Dataset rows -
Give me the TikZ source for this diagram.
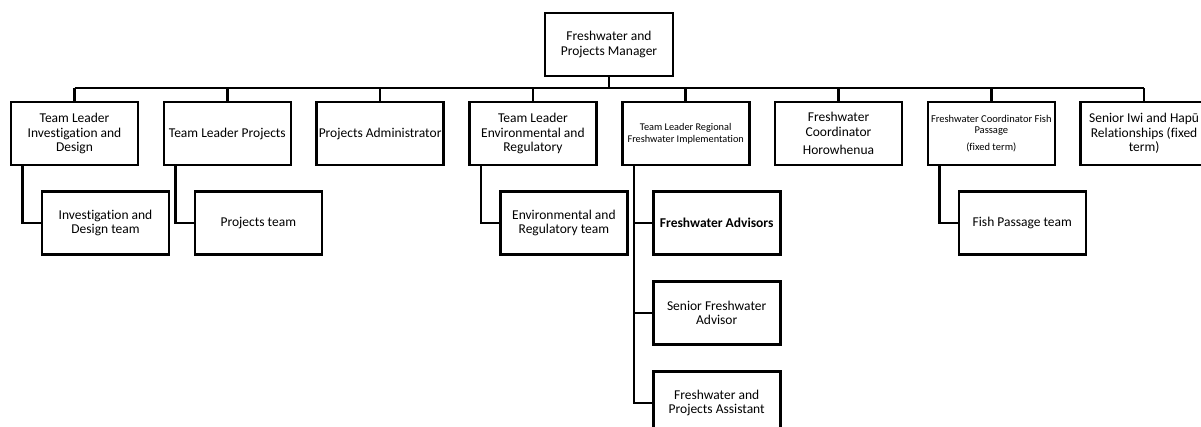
\documentclass[tikz,border=0pt]{standalone}
\usepackage{fontspec}
\setmainfont{Carlito}[Ligatures=CommonOff]
\usetikzlibrary{calc,positioning}

\begin{document}
\begin{tikzpicture}[x=1pt,y=-1pt,
  box/.style={draw,line width=2.6pt,rectangle,align=center,inner sep=0pt,minimum width=127pt,minimum height=63pt,font=\fontsize{13.5}{14.5}\selectfont},
  small/.style={font=\fontsize{10.3}{12.3}\selectfont},
  link/.style={line width=2.6pt}]
  \useasboundingbox (0,0) rectangle (1201,426);
  \clip (0,0) rectangle (1201,426);
  \node[box,minimum width=128pt] (m) at (609,44.5) {Freshwater and\\Projects Manager};
  \coordinate (bus) at (0,88);

  \node[box] (t1) at (74.5,133.5) {Team Leader\\Investigation and\\Design};
  \node[box] (t2) at (227.3,133.5) {Team Leader Projects};
  \node[box] (t3) at (380.1,133.5) {Projects Administrator};
  \node[box] (t4) at (532.9,133.5) {Team Leader\\Environmental and\\Regulatory};
  \node[box,small] (t5) at (685.7,133.5) {Team Leader Regional\\Freshwater Implementation};
  \node[box] (t6) at (838.5,133.5) {Freshwater\\Coordinator\\[4pt]Horowhenua};
  \node[box,font=\fontsize{10.5}{11.5}\selectfont] (t7) at (991.3,133.5) {Freshwater Coordinator Fish\\Passage\\[5pt](fixed term)};
  \node[box] (t8) at (1144.1,133.5) {Senior Iwi and Hapū\\Relationships (fixed\\term)};

  \node[box] (c1) at (105.5,223) {Investigation and\\Design team};
  \node[box] (c2) at (258.3,223) {Projects team};
  \node[box] (c4) at (563.9,223) {Environmental and\\Regulatory team};
  \node[box] (c5a) at (716.7,223) {\textbf{Freshwater Advisors}};
  \node[box] (c5b) at (716.7,313) {Senior Freshwater\\Advisor};
  \node[box] (c5c) at (716.7,403) {Freshwater and\\Projects Assistant};
  \node[box] (c7) at (1022.3,223) {Fish Passage team};

  \draw[link] (m.south) -- (m.south |- bus);
  \draw[link] (t1.north |- bus) -- (t8.north |- bus);
  \draw[link] (t1.north) -- (t1.north |- bus);
  \draw[link] (t2.north) -- (t2.north |- bus);
  \draw[link] (t3.north) -- (t3.north |- bus);
  \draw[link] (t4.north) -- (t4.north |- bus);
  \draw[link] (t5.north) -- (t5.north |- bus);
  \draw[link] (t6.north) -- (t6.north |- bus);
  \draw[link] (t7.north) -- (t7.north |- bus);
  \draw[link] (t8.north) -- (t8.north |- bus);

  \draw[link] ([xshift=13pt]t1.south west) |- (c1.west);
  \draw[link] ([xshift=13pt]t2.south west) |- (c2.west);
  \draw[link] ([xshift=13pt]t4.south west) |- (c4.west);
  \draw[link] ([xshift=13pt]t5.south west) |- (c5c.west);
  \draw[link] (c5a.west) -- ++(-18,0);
  \draw[link] (c5b.west) -- ++(-18,0);
  \draw[link] ([xshift=13pt]t7.south west) |- (c7.west);
\end{tikzpicture}
\end{document}
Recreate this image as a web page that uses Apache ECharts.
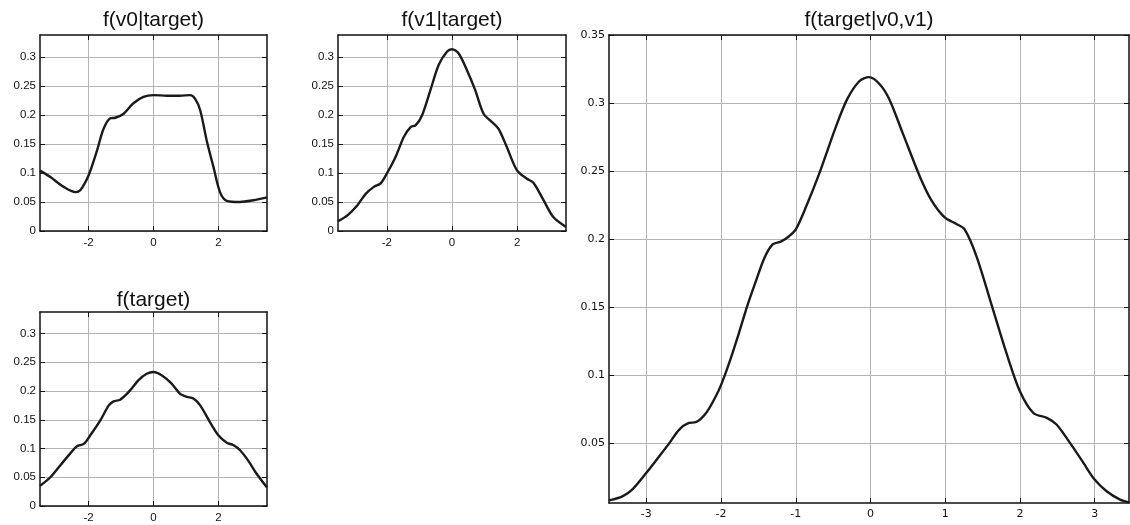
<!DOCTYPE html>
<html>
<head>
<meta charset="utf-8">
<script src="https://cdn.jsdelivr.net/npm/echarts@6/dist/echarts.min.js"></script>
<style>
  html, body { margin: 0; padding: 0; background: #fff; }
  #main { width: 1130px; height: 525px; }
</style>
</head>
<body>
<div id="main"></div>
<script>
// f(v0|target)
const v0X = [-3.5, -3.18, -2.77, -2.41, -2.26, -2.0, -1.74, -1.54, -1.33, -1.18, -0.92, -0.62, -0.31, 0, 0.41, 0.82, 1.13, 1.28, 1.44, 1.64, 1.85, 2.05, 2.26, 2.67, 3.08, 3.5];
const v0Y = [0.104, 0.093, 0.076, 0.067, 0.070, 0.096, 0.139, 0.176, 0.194, 0.195, 0.202, 0.220, 0.231, 0.234, 0.233, 0.233, 0.234, 0.228, 0.208, 0.156, 0.110, 0.067, 0.052, 0.050, 0.053, 0.058];

// f(v1|target)
const v1X = [-3.5, -3.21, -2.91, -2.65, -2.40, -2.19, -2.0, -1.73, -1.48, -1.27, -1.12, -0.92, -0.66, -0.41, -0.15, 0, 0.20, 0.46, 0.71, 0.97, 1.22, 1.43, 1.68, 1.99, 2.30, 2.50, 2.81, 3.11, 3.5];
const v1Y = [0.017, 0.027, 0.044, 0.064, 0.076, 0.082, 0.099, 0.128, 0.162, 0.179, 0.182, 0.199, 0.243, 0.286, 0.309, 0.313, 0.306, 0.277, 0.243, 0.202, 0.188, 0.176, 0.145, 0.105, 0.090, 0.083, 0.053, 0.024, 0.007];

// f(target)
const tgX = [-3.5, -3.18, -2.87, -2.56, -2.36, -2.15, -1.95, -1.64, -1.38, -1.23, -1.03, -0.77, -0.46, -0.21, 0, 0.26, 0.56, 0.82, 1.03, 1.23, 1.44, 1.74, 2.0, 2.26, 2.46, 2.67, 2.92, 3.18, 3.5];
const tgY = [0.035, 0.050, 0.071, 0.092, 0.104, 0.108, 0.123, 0.149, 0.175, 0.182, 0.185, 0.198, 0.219, 0.230, 0.233, 0.227, 0.213, 0.195, 0.190, 0.187, 0.175, 0.146, 0.123, 0.110, 0.106, 0.097, 0.079, 0.056, 0.032];

// f(target|v0,v1)
const postX = [-3.5, -3.32, -3.19, -3.0, -2.83, -2.69, -2.56, -2.43, -2.34, -2.20, -2.07, -1.99, -1.89, -1.76, -1.65, -1.54, -1.42, -1.31, -1.20, -1.09, -1.0, -0.86, -0.68, -0.46, -0.31, -0.15, -0.02, 0.12, 0.25, 0.43, 0.66, 0.81, 0.99, 1.15, 1.26, 1.42, 1.64, 1.82, 2.0, 2.18, 2.36, 2.49, 2.67, 2.85, 3.0, 3.16, 3.34, 3.46];
const postY = [0.0077, 0.0107, 0.0156, 0.028, 0.040, 0.050, 0.0598, 0.0647, 0.0652, 0.072, 0.0843, 0.094, 0.109, 0.131, 0.1506, 0.168, 0.186, 0.196, 0.198, 0.202, 0.207, 0.224, 0.249, 0.283, 0.303, 0.316, 0.319, 0.314, 0.303, 0.278, 0.246, 0.229, 0.216, 0.211, 0.207, 0.187, 0.148, 0.116, 0.088, 0.072, 0.0684, 0.0635, 0.050, 0.0353, 0.023, 0.0144, 0.0083, 0.0063];

const smallXTicks = [-2, 0, 2];
const smallYTicks = [0, 0.05, 0.1, 0.15, 0.2, 0.25, 0.3];
const bigXTicks = [-3, -2, -1, 0, 1, 2, 3];
const bigYTicks = [0.05, 0.1, 0.15, 0.2, 0.25, 0.3, 0.35];
const titles = ["f(v0|target)", "f(v1|target)", "f(target)", "f(target|v0,v1)"];

const smallFont = '"Liberation Sans Narrow", "Arial Narrow", "Liberation Sans", sans-serif';
const bigFont = '"DejaVu Sans", sans-serif';

const panels = [
  { grid: { left: 40, top: 35, width: 227, height: 196 }, x: v0X, y: v0Y,
    xr: [-3.5, 3.5], yr: [0, 0.3375], xt: smallXTicks, yt: smallYTicks, font: smallFont, fs: 11.5, titleTop: 10 },
  { grid: { left: 338, top: 35, width: 228, height: 196 }, x: v1X, y: v1Y,
    xr: [-3.5, 3.5], yr: [0, 0.3375], xt: smallXTicks, yt: smallYTicks, font: smallFont, fs: 11.5, titleTop: 10 },
  { grid: { left: 40, top: 312, width: 227, height: 194 }, x: tgX, y: tgY,
    xr: [-3.5, 3.5], yr: [0, 0.3375], xt: smallXTicks, yt: smallYTicks, font: smallFont, fs: 11.5, titleTop: 290 },
  { grid: { left: 609, top: 35, width: 520, height: 468 }, x: postX, y: postY,
    xr: [-3.5, 3.46], yr: [0.0058, 0.35], xt: bigXTicks, yt: bigYTicks, font: bigFont, fs: 11, titleTop: 10 },
];

const gridLine = { show: true, lineStyle: { color: "#b4b4b4", width: 1, type: "solid" } };

const makeAxis = (gi, range, ticks, p, main, pos) => ({
  type: "value",
  gridIndex: gi,
  position: pos,
  min: range[0],
  max: range[1],
  axisLine: { show: true, onZero: false, lineStyle: { color: "#111", width: 1.5 } },
  axisTick: { show: true, inside: true, length: 5, customValues: ticks, lineStyle: { color: "#111" } },
  axisLabel: {
    show: main,
    customValues: ticks,
    margin: pos === "bottom" ? 6 : 4,
    color: "#111",
    fontSize: p.fs,
    fontFamily: p.font,
  },
  splitLine: main ? gridLine : { show: false },
});

const grids = [];
const xAxes = [];
const yAxes = [];
const series = [];
const titleList = [];

panels.forEach((p, i) => {
  grids.push(p.grid);
  xAxes.push(makeAxis(i, p.xr, p.xt, p, true, "bottom"));
  xAxes.push(makeAxis(i, p.xr, p.xt, p, false, "top"));
  yAxes.push(makeAxis(i, p.yr, p.yt, p, true, "left"));
  yAxes.push(makeAxis(i, p.yr, p.yt, p, false, "right"));
  series.push({
    type: "line",
    xAxisIndex: i * 2,
    yAxisIndex: i * 2,
    data: p.x.map((v, k) => [v, p.y[k]]),
    smooth: 0.3,
    showSymbol: false,
    symbol: "none",
    silent: true,
    lineStyle: { color: "#1a1a1a", width: 2.4 },
  });
  titleList.push({
    text: titles[i],
    left: p.grid.left + p.grid.width / 2,
    top: p.titleTop,
    textAlign: "center",
    padding: 0,
    textStyle: { fontFamily: '"Liberation Sans", Arial, sans-serif', fontSize: 21, fontWeight: "normal", color: "#111" },
  });
});

const chart = echarts.init(document.getElementById("main"));
chart.setOption({
  animation: false,
  backgroundColor: "#fff",
  title: titleList,
  grid: grids,
  xAxis: xAxes,
  yAxis: yAxes,
  series: series,
});
window.addEventListener("resize", () => {
  chart.resize();
});
</script>
</body>
</html>
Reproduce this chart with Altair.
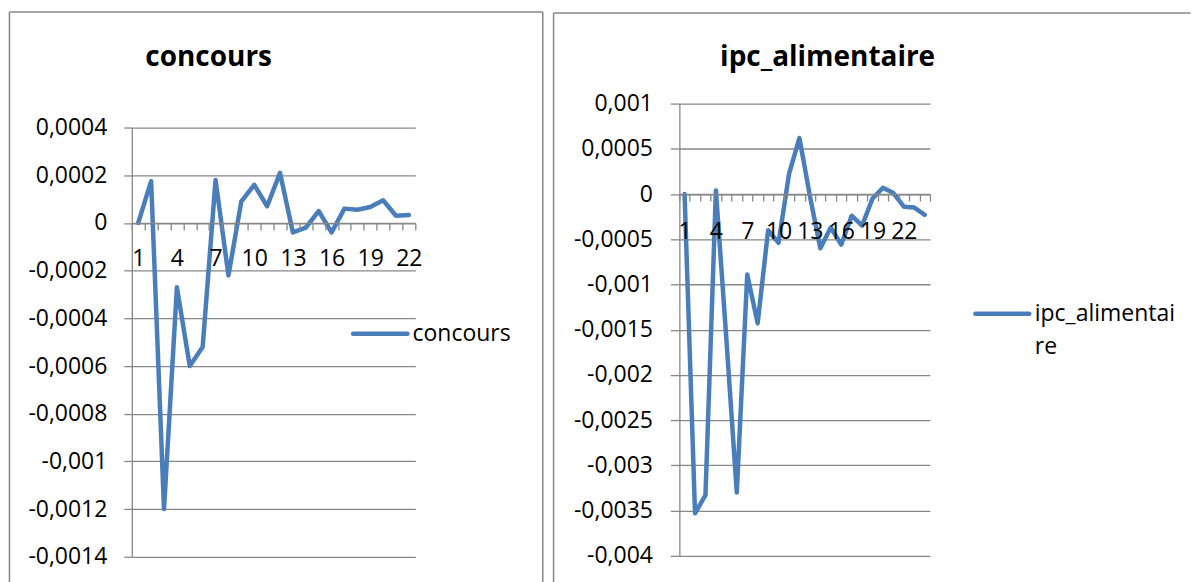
import altair as alt
import pandas as pd

# ---------------- data ----------------
concours_idx = list(range(1, 23))
concours_val = [0.0, 0.000175, -0.0012, -0.00027, -0.0006, -0.00052, 0.00018, -0.00022,
                0.00009, 0.00016, 0.00007, 0.00021, -0.00004, -0.00002, 0.00005, -0.00004,
                0.00006, 0.000055, 0.000067, 0.000095, 0.00003, 0.000033]
ipc_idx = list(range(1, 25))
ipc_val = [0.0, -0.00353, -0.00333, 0.00004, -0.0016, -0.0033, -0.00089, -0.00143,
           -0.0004, -0.00054, 0.00022, 0.00062, -0.00002, -0.0006, -0.00037, -0.00056,
           -0.00024, -0.00035, -0.00005, 0.00007, 0.00001, -0.00014, -0.00015, -0.00023]
concours_ticks = [0.0004, 0.0002, 0.0, -0.0002, -0.0004, -0.0006, -0.0008, -0.001, -0.0012, -0.0014]
ipc_ticks = [0.001, 0.0005, 0.0, -0.0005, -0.001, -0.0015, -0.002, -0.0025, -0.003, -0.0035, -0.004]
titles = ["concours", "ipc_alimentaire"]
legend_left = "concours"
legend_right = ["ipc_alimentai", "re"]

# ---------------- style ----------------
BLUE = "#4A7EBB"
GRAY = "#878787"
FONT = "Open Sans"
Y_LABEL = "replace(replace(format(datum.value, '.4~f'), '.', ','), '\u2212', '-')"
X_LABEL = "datum.value % 3 == 1 ? datum.label : ''"

ONE = alt.Data(values=[{}])


def rule(x, y, x2, y2, color=GRAY, width=1.5, cap="butt"):
    return alt.Chart(ONE).mark_rule(color=color, strokeWidth=width, strokeCap=cap).encode(
        x=alt.value(x), y=alt.value(y), x2=alt.value(x2), y2=alt.value(y2))


def text(x, y, txt, size, weight="normal", align="left", baseline="middle", line_height=None):
    kw = dict(font=FONT, fontSize=size, fontWeight=weight, align=align,
              baseline=baseline, color="black")
    if line_height is not None:
        kw["lineHeight"] = line_height
    return alt.Chart(ONE).mark_text(**kw).encode(
        x=alt.value(x), y=alt.value(y), text=alt.value(txt))


def panel(idx, vals, ticks, name, origin, size, top_pad, ytick, ypad, xpad,
          border, title_xy, legend_sw, legend_txt, legend_lines, legend_baseline):
    ox, oy = origin
    w, h = size
    hi, lo = ticks[0], ticks[-1]
    zero_px = top_pad + (h - top_pad) * hi / (hi - lo)
    df = pd.DataFrame({"t": idx, "v": vals, "s": [name] * len(idx)})

    line = alt.Chart(df).mark_line(color=BLUE, strokeWidth=4.5, strokeJoin="round",
                                   strokeCap="round").encode(
        x=alt.X("t:O", title=None,
                scale=alt.Scale(type="band", paddingInner=0, paddingOuter=0),
                axis=alt.Axis(orient="bottom", offset=-(h - zero_px), tickBand="extent",
                              tickSize=7, tickColor=GRAY, tickWidth=1.3,
                              domainColor=GRAY, domainWidth=1.3, grid=False, zindex=1,
                              labelExpr=X_LABEL, labelAngle=0, labelOverlap=False,
                              labelFont=FONT, labelFontSize=23, labelColor="black",
                              labelBaseline="middle", labelPadding=xpad)),
        y=alt.Y("v:Q", title=None,
                scale=alt.Scale(domain=[lo, hi], range=[h, top_pad], nice=False, zero=False),
                axis=alt.Axis(values=ticks, grid=True, gridColor=GRAY, gridWidth=1.3,
                              tickSize=ytick, tickColor=GRAY, tickWidth=1.3,
                              domainColor=GRAY, domainWidth=1.3,
                              labelExpr=Y_LABEL, labelOverlap=False,
                              labelFont=FONT, labelFontSize=23, labelColor="black",
                              labelPadding=ypad)),
    )

    bl, bt, br, bb = border
    decos = [rule(bl - ox, bt - oy, bl - ox, bb - oy),
             rule(bl - ox, bt - oy, br - ox, bt - oy)]
    if name == titles[0]:
        decos.append(rule(br - ox, bt - oy, br - ox, bb - oy))
    decos.append(text(title_xy[0] - ox, title_xy[1] - oy, name, 28, weight="bold", align="center"))
    sx1, sx2, sy = legend_sw
    decos.append(rule(sx1 - ox, sy - oy, sx2 - ox, sy - oy, color=BLUE, width=4.5, cap="round"))
    decos.append(text(legend_txt[0] - ox, legend_txt[1] - oy, legend_lines, 23,
                      baseline=legend_baseline, line_height=33.5))

    return alt.layer(*decos, line).properties(width=w, height=h)


# both panels share the same plot-origin row (y = 102.7 on the page)
left = panel(concours_idx, concours_val, concours_ticks, titles[0],
             origin=(131.3, 102.7), size=(284, 454), top_pad=24, ytick=8, ypad=17, xpad=29,
             border=(8.75, 11, 543, 582), title_xy=(208.3, 57.5),
             legend_sw=(353, 407.5, 333.3), legend_txt=(412.5, 333.5),
             legend_lines=legend_left, legend_baseline="middle")

right = panel(ipc_idx, ipc_val, ipc_ticks, titles[1],
              origin=(679, 102.7), size=(251, 453), top_pad=0, ytick=9, ypad=18, xpad=31,
              border=(553, 12, 1191, 582), title_xy=(827.5, 57.5),
              legend_sw=(975.5, 1029.5, 313.3), legend_txt=(1035, 302),
              legend_lines=legend_right, legend_baseline="top")

chart = alt.hconcat(left, right, spacing=8.5).properties(
    padding={"left": 0, "top": 2.25, "right": 0, "bottom": 0}
).configure_view(strokeWidth=0)

chart.save("out.html", embed_options={"renderer": "svg", "actions": False})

What you should do -
From the first line of the material down to the line containing "(c7) at (1022.3,223)", inclusive, return each line exactly, skipping any picture.

Response -
Give me the TikZ source for this diagram.
\documentclass[tikz,border=0pt]{standalone}
\usepackage{fontspec}
\setmainfont{Carlito}[Ligatures=CommonOff]
\usetikzlibrary{calc,positioning}

\begin{document}
\begin{tikzpicture}[x=1pt,y=-1pt,
  box/.style={draw,line width=2.6pt,rectangle,align=center,inner sep=0pt,minimum width=127pt,minimum height=63pt,font=\fontsize{13.5}{14.5}\selectfont},
  small/.style={font=\fontsize{10.3}{12.3}\selectfont},
  link/.style={line width=2.6pt}]
  \useasboundingbox (0,0) rectangle (1201,426);
  \clip (0,0) rectangle (1201,426);
  \node[box,minimum width=128pt] (m) at (609,44.5) {Freshwater and\\Projects Manager};
  \coordinate (bus) at (0,88);

  \node[box] (t1) at (74.5,133.5) {Team Leader\\Investigation and\\Design};
  \node[box] (t2) at (227.3,133.5) {Team Leader Projects};
  \node[box] (t3) at (380.1,133.5) {Projects Administrator};
  \node[box] (t4) at (532.9,133.5) {Team Leader\\Environmental and\\Regulatory};
  \node[box,small] (t5) at (685.7,133.5) {Team Leader Regional\\Freshwater Implementation};
  \node[box] (t6) at (838.5,133.5) {Freshwater\\Coordinator\\[4pt]Horowhenua};
  \node[box,font=\fontsize{10.5}{11.5}\selectfont] (t7) at (991.3,133.5) {Freshwater Coordinator Fish\\Passage\\[5pt](fixed term)};
  \node[box] (t8) at (1144.1,133.5) {Senior Iwi and Hapū\\Relationships (fixed\\term)};

  \node[box] (c1) at (105.5,223) {Investigation and\\Design team};
  \node[box] (c2) at (258.3,223) {Projects team};
  \node[box] (c4) at (563.9,223) {Environmental and\\Regulatory team};
  \node[box] (c5a) at (716.7,223) {\textbf{Freshwater Advisors}};
  \node[box] (c5b) at (716.7,313) {Senior Freshwater\\Advisor};
  \node[box] (c5c) at (716.7,403) {Freshwater and\\Projects Assistant};
  \node[box] (c7) at (1022.3,223) {Fish Passage team};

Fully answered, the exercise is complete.